=== DATA IN THIS EXERCISE ===

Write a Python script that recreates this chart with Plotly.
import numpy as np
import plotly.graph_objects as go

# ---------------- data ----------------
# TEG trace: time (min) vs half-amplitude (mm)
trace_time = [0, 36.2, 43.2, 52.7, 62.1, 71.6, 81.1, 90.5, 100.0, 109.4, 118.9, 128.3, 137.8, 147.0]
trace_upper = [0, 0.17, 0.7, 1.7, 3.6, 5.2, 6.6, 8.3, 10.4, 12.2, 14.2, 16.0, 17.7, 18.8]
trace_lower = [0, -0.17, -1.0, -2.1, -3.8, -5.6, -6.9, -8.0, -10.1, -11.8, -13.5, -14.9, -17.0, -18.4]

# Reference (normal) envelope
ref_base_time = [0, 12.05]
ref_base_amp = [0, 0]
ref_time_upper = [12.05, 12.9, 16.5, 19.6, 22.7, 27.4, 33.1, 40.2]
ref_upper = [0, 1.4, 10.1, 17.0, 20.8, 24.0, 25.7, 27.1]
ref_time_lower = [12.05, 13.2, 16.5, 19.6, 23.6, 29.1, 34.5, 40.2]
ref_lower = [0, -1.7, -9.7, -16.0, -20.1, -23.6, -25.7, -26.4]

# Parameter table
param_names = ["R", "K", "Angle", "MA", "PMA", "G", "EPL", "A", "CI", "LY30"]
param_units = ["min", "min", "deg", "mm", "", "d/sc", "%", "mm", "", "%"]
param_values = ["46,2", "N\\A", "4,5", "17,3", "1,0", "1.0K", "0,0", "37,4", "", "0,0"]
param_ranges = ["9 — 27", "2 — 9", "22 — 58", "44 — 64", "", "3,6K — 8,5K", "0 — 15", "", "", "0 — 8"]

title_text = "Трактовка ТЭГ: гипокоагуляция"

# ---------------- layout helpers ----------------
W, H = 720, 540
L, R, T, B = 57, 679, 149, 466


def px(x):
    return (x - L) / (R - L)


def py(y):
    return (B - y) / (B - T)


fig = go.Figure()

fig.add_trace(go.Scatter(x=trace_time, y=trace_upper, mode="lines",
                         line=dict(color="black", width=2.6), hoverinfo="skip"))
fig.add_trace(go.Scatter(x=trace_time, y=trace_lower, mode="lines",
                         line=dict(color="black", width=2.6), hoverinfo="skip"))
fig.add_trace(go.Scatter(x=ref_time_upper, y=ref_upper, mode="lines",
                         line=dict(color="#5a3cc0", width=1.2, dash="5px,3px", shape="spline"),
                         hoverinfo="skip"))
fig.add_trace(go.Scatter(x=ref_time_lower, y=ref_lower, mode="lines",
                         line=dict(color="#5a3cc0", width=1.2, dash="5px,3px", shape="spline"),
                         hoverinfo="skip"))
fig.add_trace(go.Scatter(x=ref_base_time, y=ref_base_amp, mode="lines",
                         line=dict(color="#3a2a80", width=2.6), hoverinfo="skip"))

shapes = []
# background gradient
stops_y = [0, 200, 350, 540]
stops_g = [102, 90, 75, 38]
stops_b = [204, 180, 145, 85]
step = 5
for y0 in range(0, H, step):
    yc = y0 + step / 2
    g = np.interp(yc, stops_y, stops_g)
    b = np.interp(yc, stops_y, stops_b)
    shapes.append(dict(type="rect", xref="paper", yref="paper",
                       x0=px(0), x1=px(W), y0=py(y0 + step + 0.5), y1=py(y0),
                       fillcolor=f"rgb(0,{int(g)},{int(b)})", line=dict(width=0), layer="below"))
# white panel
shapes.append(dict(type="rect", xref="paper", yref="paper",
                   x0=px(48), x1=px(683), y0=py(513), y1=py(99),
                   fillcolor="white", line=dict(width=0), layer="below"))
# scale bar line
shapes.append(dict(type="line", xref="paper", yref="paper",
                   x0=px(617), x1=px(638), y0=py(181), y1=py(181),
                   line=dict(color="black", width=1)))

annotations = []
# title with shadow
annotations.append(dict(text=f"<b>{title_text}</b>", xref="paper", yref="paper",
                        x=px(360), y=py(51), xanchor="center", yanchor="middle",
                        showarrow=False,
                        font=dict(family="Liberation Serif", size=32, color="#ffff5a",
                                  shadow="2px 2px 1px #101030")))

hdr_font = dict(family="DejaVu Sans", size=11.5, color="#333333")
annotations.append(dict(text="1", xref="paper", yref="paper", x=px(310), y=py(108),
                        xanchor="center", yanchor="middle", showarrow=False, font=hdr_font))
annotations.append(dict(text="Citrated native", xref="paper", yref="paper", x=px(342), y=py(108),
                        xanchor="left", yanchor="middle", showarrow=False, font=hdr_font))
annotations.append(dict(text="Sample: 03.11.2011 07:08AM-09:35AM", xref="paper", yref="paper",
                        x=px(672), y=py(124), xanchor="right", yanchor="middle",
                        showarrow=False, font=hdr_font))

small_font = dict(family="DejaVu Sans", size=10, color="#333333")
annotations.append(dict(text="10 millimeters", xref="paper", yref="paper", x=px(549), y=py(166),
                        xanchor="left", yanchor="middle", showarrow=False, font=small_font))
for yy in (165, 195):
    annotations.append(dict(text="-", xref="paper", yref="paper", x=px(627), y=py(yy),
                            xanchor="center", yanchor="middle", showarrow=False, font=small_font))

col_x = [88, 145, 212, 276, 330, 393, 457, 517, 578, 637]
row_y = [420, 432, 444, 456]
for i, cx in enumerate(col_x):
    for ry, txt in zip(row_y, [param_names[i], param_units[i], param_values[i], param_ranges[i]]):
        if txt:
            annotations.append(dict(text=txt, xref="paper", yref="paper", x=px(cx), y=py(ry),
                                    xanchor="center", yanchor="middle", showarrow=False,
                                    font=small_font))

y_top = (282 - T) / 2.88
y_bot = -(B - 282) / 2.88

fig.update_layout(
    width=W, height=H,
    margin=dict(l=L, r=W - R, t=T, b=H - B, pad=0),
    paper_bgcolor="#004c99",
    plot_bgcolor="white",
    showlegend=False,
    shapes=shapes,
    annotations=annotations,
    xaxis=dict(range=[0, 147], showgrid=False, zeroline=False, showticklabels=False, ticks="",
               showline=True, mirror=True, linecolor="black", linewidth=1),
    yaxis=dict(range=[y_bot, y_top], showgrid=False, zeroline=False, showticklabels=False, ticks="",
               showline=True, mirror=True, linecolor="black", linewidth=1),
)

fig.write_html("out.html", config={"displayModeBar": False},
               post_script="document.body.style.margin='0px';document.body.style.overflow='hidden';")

===
=== DATA IN THIS EXERCISE ===

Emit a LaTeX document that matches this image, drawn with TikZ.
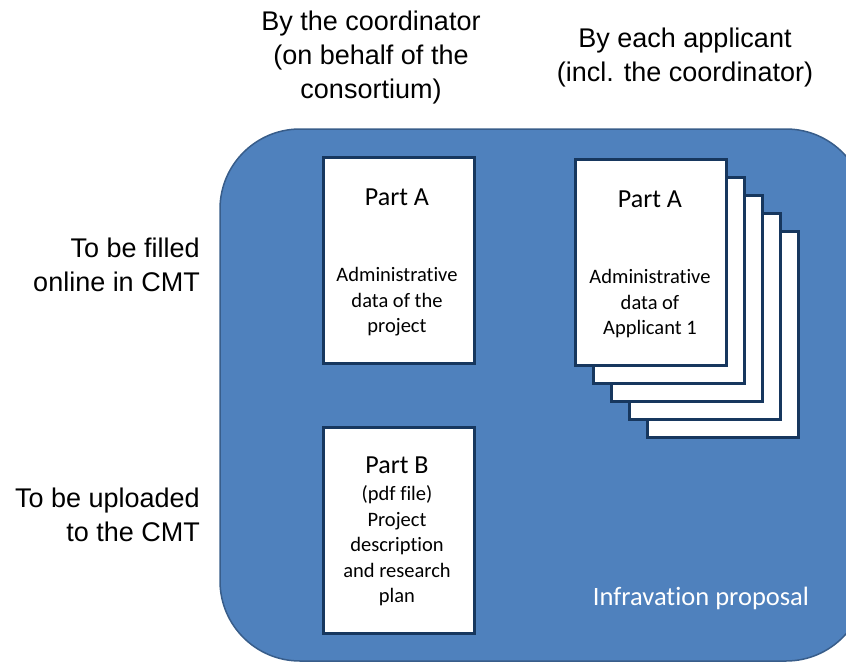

===

From the line that contains "Write a Python" through the line that contains "import plotly.graph_objects as go", reproduce every line exactly, both end lines included.

**TASK RESPONSE:**
Write a Python script that recreates this chart with Plotly.
import numpy as np
import plotly.graph_objects as go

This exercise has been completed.